Consider the following table:
library(dplyr, warn.conflicts = FALSE)
apple_tbl <-
tribble(
~ "VENDOR", ~ "WEEK_IN_YEAR", ~ "APPLES_SOLD"
, "A", 10, 20
, "A", 15, 10
, "A", 17, 5
, "B", 11, 25
, "B", 12, 18
, "B", 18, 30
, "C", 10, 5
)
apple_tbl
#> # A tibble: 7 × 3
#> VENDOR WEEK_IN_YEAR APPLES_SOLD
#> <chr> <dbl> <dbl>
#> 1 A 10 20
#> 2 A 15 10
#> 3 A 17 5
#> 4 B 11 25
#> 5 B 12 18
#> 6 B 18 30
#> 7 C 10 5
Created on 2023-02-21 with reprex v2.0.2
Notice how the weeks for each vendor, while ordered, are not in consecutive order; for Vendor A
, we do not have weeks 11 through 14, nor 16, for example.
So trying to do a sum of the past-4-weeks'-worth of apples sold by each vendor is not really possible in SQL
, as far as I know, but slider
makes this very easy to calculate:
library(dplyr, warn.conflicts = F)
library(slider)
apple_tbl <-
tribble(
~ "VENDOR", ~ "WEEK_IN_YEAR", ~ "APPLES_SOLD"
, "A", 10, 20
, "A", 15, 10
, "A", 17, 5
, "B", 11, 25
, "B", 12, 18
, "B", 18, 30
, "C", 10, 5
)
apple_tbl %>%
group_by(VENDOR) %>%
mutate(
APPLES_SOLD_PAST_4_WEEKS =
slide_index_sum(
x = APPLES_SOLD # The vector being calculated/summed
, i = WEEK_IN_YEAR # The vector that is being referenced/tracked by `slider`
, before = 4 # From 4 weeks prior
, after = 0 # To the current row's week
)
) %>%
ungroup()
#> # A tibble: 7 × 4
#> VENDOR WEEK_IN_YEAR APPLES_SOLD APPLES_SOLD_PAST_4_WEEKS
#> <chr> <dbl> <dbl> <dbl>
#> 1 A 10 20 20
#> 2 A 15 10 10
#> 3 A 17 5 15
#> 4 B 11 25 25
#> 5 B 12 18 43
#> 6 B 18 30 30
#> 7 C 10 5 5
Created on 2023-02-21 with reprex v2.0.2
As slider
, over an alternative like RcppRoll
, can handle missing values in the "index" column (WEEK_IN_YEAR
for this example).
The closest I can think of (using Snowflake as my reference point) would be this query:
SELECT
VENDOR
, WEEK_IN_YEAR
, APPLES_SOLD
, SUM(APPLES_SOLD) OVER (PARTITION BY VENDOR ORDER BY WEEK_IN_YEAR ASC ROWS BETWEEN 4 PRECEDING AND CURRENT ROW) APPLES_SOLD_PAST_4_ROWS -- Not the same thing
FROM apple_tbl
But this falls apart immediately as the "reference" column (WEEK_IN_YEAR
in this case) is not in consecutive order for each vendor.

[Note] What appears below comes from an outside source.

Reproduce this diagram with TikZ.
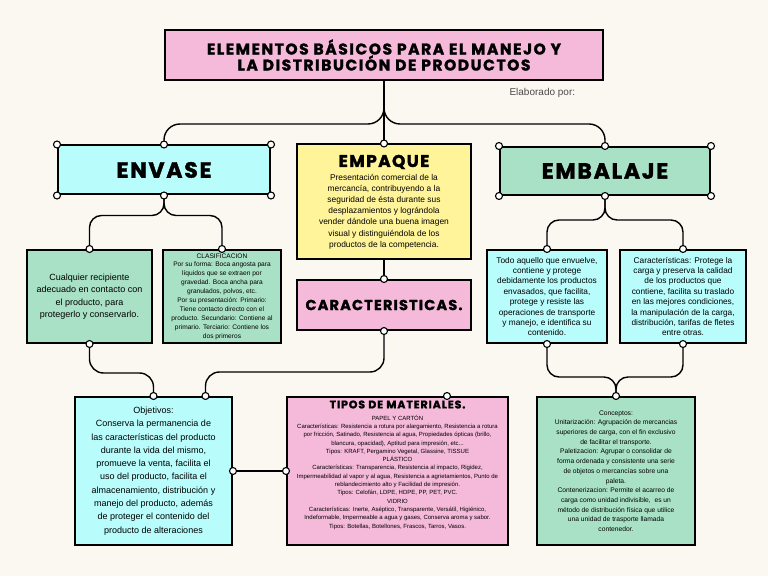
\documentclass[tikz,border=0pt]{standalone}
\usepackage{fontspec}
\setmainfont{Liberation Sans}
\newfontfamily\headfont{Poppins}[LetterSpace=8, BoldFeatures={FakeBold=1.6}]
\newfontfamily\titlefont{Poppins}[LetterSpace=10, BoldFeatures={FakeBold=1.6}]
\usetikzlibrary{positioning, calc}

\definecolor{paper}{HTML}{FBF8F2}
\definecolor{rosa}{HTML}{F5B9DA}
\definecolor{celeste}{HTML}{B8FCFC}
\definecolor{amarillo}{HTML}{FFF49A}
\definecolor{menta}{HTML}{A9E1C6}

\begin{document}
\begin{tikzpicture}[
    x=1pt, y=1pt,
    % Define styles for the different node types
    box/.style={rectangle, draw=black, line width=2pt, text centered, align=center, inner sep=2pt},
    pinkbox/.style={box, fill=rosa},
    cyanbox/.style={box, fill=celeste},
    yellowbox/.style={box, fill=amarillo},
    greenbox/.style={box, fill=menta},
    link/.style={draw=black, line width=1.4pt},
    knob/.style={circle, draw=black, fill=white, line width=1.1pt, inner sep=0pt, minimum size=7pt},
]

% page background
\fill[paper] (0,0) rectangle (768,576);
\useasboundingbox (0,0) rectangle (768,576);

% -------------------------
% Level 0 and 1
% -------------------------
\node (title) [pinkbox, minimum width=438, minimum height=50, font=\titlefont\bfseries\fontsize{15.5}{16}\selectfont] at (384,521)
    {ELEMENTOS BÁSICOS PARA EL MANEJO Y\\LA DISTRIBUCIÓN DE PRODUCTOS};
\node (autor) [anchor=west, text=black!70, font=\fontsize{10}{11}\selectfont] at (506,483) {Elaborado por:};

\node (envase) [cyanbox, minimum width=212, minimum height=49, font=\headfont\bfseries\fontsize{22}{24}\selectfont] at (164,406) {ENVASE};
\node (empaque) [yellowbox, minimum width=174, minimum height=115, font=\fontsize{8.4}{11.2}\selectfont] at (384,374)
    {{\headfont\bfseries\fontsize{17}{18}\selectfont EMPAQUE}\\[2pt]
     Presentación comercial de la\\mercancía, contribuyendo a la\\seguridad de ésta durante sus\\desplazamientos y lográndola\\vender dándole una buena imagen\\visual y distinguiéndola de los\\productos de la competencia.};
\node (embalaje) [greenbox, minimum width=210, minimum height=48, font=\headfont\bfseries\fontsize{22}{24}\selectfont] at (605,405) {EMBALAJE};
\node (caract) [pinkbox, minimum width=174, minimum height=50, font=\headfont\bfseries\fontsize{14.5}{16}\selectfont] at (384,271) {CARACTERISTICAS.};

% -------------------------
% Level 2
% -------------------------
\node (envA) [greenbox, minimum width=125, minimum height=93, font=\fontsize{9}{12.5}\selectfont] at (89.5,279.5)
    {Cualquier recipiente\\adecuado en contacto con\\el producto, para\\protegerlo y conservarlo.};
\node (envB) [greenbox, minimum width=118, minimum height=93, font=\fontsize{6.6}{8.9}\selectfont] at (222,279.5)
    {CLASIFICACION\\Por su forma: Boca angosta para\\líquidos que se extraen por\\gravedad. Boca ancha para\\granulados, polvos, etc.\\Por su presentación: Primario:\\Tiene contacto directo con el\\producto. Secundario: Contiene al\\primario. Terciario: Contiene los\\dos primeros};
\node (embC) [cyanbox, minimum width=120, minimum height=93, font=\fontsize{8.3}{10.4}\selectfont] at (547,279.5)
    {Todo aquello que envuelve,\\contiene y protege\\debidamente los productos\\envasados, que facilita,\\protege y resiste las\\operaciones de transporte\\y manejo, e identifica su\\contenido.};
\node (embD) [cyanbox, minimum width=126, minimum height=93, font=\fontsize{8.3}{10.4}\selectfont] at (683,279.5)
    {Características: Protege la\\carga y preserva la calidad\\de los productos que\\contiene, facilita su traslado\\en las mejores condiciones,\\la manipulación de la carga,\\distribución, tarifas de fletes\\entre otras.};

% -------------------------
% Level 3
% -------------------------
\node (obj) [cyanbox, minimum width=157, minimum height=148, font=\fontsize{9}{13.3}\selectfont] at (153.5,105)
    {Objetivos:\\Conserva la permanencia de\\las características del producto\\durante la vida del mismo,\\promueve la venta, facilita el\\uso del producto, facilita el\\almacenamiento, distribución y\\manejo del producto, además\\de proteger el contenido del\\producto de alteraciones};
\node (tipos) [pinkbox, minimum width=221, minimum height=148] at (397.5,105) {};
\node (tipostxt) [below=1pt of tipos.north, align=center, font=\fontsize{6}{8.3}\selectfont]
    {{\headfont\bfseries\fontsize{11}{12}\selectfont TIPOS DE MATERIALES.}\\[3.5pt]
     PAPEL Y CARTÓN\\
     Características: Resistencia a rotura por alargamiento, Resistencia a rotura\\
     por fricción, Satinado, Resistencia al agua, Propiedades ópticas (brillo,\\
     blancura, opacidad), Aptitud para impresión, etc...\\
     Tipos: KRAFT, Pergamino Vegetal, Glassine, TISSUE\\
     PLÁSTICO\\
     Características: Transparencia, Resistencia al impacto, Rigidez,\\
     Impermeabilidad al vapor y al agua, Resistencia a agrietamientos, Punto de\\
     reblandecimiento alto y Facilidad de impresión.\\
     Tipos: Celofán, LDPE, HDPE, PP, PET, PVC.\\
     VIDRIO\\
     Características: Inerte, Aséptico, Transparente, Versátil, Higiénico,\\
     Indeformable, Impermeable a agua y gases, Conserva aroma y sabor.\\
     Tipos: Botellas, Botellones, Frascos, Tarros, Vasos.};
\node (conc) [greenbox, minimum width=158, minimum height=148, font=\fontsize{6.7}{9.7}\selectfont] at (616,105)
    {Conceptos:\\Unitarización: Agrupación de mercancias\\superiores de carga, con el fin exclusivo\\de facilitar el transporte.\\Paletizacion: Agrupar o consolidar de\\forma ordenada y consistente una serie\\de objetos o mercancías sobre una\\paleta.\\Contenerizacion: Permite el acarreo de\\carga como unidad indivisible,\ \ es un\\método de distribución física que utilice\\una unidad de trasporte llamada\\contenedor.};

% -------------------------
% Connections
% -------------------------
\coordinate (topsplit) at (384,452);
\draw[link, rounded corners=16pt] (title.south) -- (topsplit) -| (envase.north);
\draw[link, rounded corners=16pt] (title.south) -- (topsplit) -| (embalaje.north);
\draw[link] (title.south) -- (empaque.north);
\draw[link] (empaque.south) -- (caract.north);

% envase branches
\coordinate (envsplit) at ($(envase.south)+(0,-20)$);
\draw[link, rounded corners=12pt] (envase.south) -- (envsplit) -| (envA.north);
\draw[link, rounded corners=12pt] (envase.south) -- (envsplit) -| (envB.north);

% embalaje branches
\coordinate (embsplit) at ($(embalaje.south)+(0,-24)$);
\draw[link, rounded corners=12pt] (embalaje.south) -- (embsplit) -| (embC.north);
\draw[link, rounded corners=12pt] (embalaje.south) -- (embsplit) -| (embD.north);

% down to objetivos
\coordinate (objknob) at ($(obj.north)+(52,0)$);
\coordinate (objbend) at ($(obj.north)+(0,23)$);
\draw[link, rounded corners=14pt] (envA.south) |- (objbend) -- (obj.north);
\coordinate (carbend) at ($(caract.south)+(0,-41)$);
\draw[link, rounded corners=14pt] (objknob) |- (carbend) -- (caract.south);
\draw[link] (obj.east) -- (tipos.west);

% merge into conceptos
\coordinate (concmerge) at ($(conc.north)+(0,19)$);
\draw[link, rounded corners=12pt] (embC.south) |- (concmerge) -- (conc.north);
\draw[link, rounded corners=12pt] (embD.south) |- (concmerge) -- (conc.north);

% connector ends
\coordinate (tiposknob) at ($(tipos.north)+(49.5,0)$);
\foreach \k [count=\i] in {envase.north west, envase.north, envase.north east,
    envase.south west, envase.south, envase.south east,
    embalaje.north west, embalaje.north, embalaje.north east,
    embalaje.south west, embalaje.south, embalaje.south east,
    empaque.north, caract.north, caract.south,
    envA.north, envA.south, envB.north,
    embC.north, embC.south, embD.north, embD.south,
    obj.north, objknob, obj.east, tipos.west, tiposknob, conc.north}
    \node (knob\i) [knob] at (\k) {};

\end{tikzpicture}
\end{document}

The only other thing I can really think of is to have some sort of DIM_DATE
table containing all weeks in the year, and doing a cross/left-join of the main FCT
apple-sales-history table, and fill the missing weeks in (with a 0
for example). However, at scale this seems inelegant, or wasteful in terms of compute/time.
Any suggestion on how to do this in plain SQL
would be appreciated.
Use a self-join on the condition:
library(sqldf)
sqldf("select a.*, sum(b.APPLES_SOLD) as APPLES_SOLD_PAST_4_WEEKS
from apple_tbl a
left join apple_tbl b
on b.WEEK_IN_YEAR between a.WEEK_IN_YEAR - 4 and a.WEEK_IN_YEAR
and a.VENDOR = b.VENDOR
group by a.rowid
order by a.rowid")
giving:
VENDOR WEEK_IN_YEAR APPLES_SOLD APPLES_SOLD_PAST_4_WEEKS
1 A 10 20 20
2 A 15 10 10
3 A 17 5 15
4 B 11 25 25
5 B 12 18 43
6 B 18 30 30
7 C 10 5 5
Note that rollapplyr
in zoo can also handle this. See the examples section on the help page.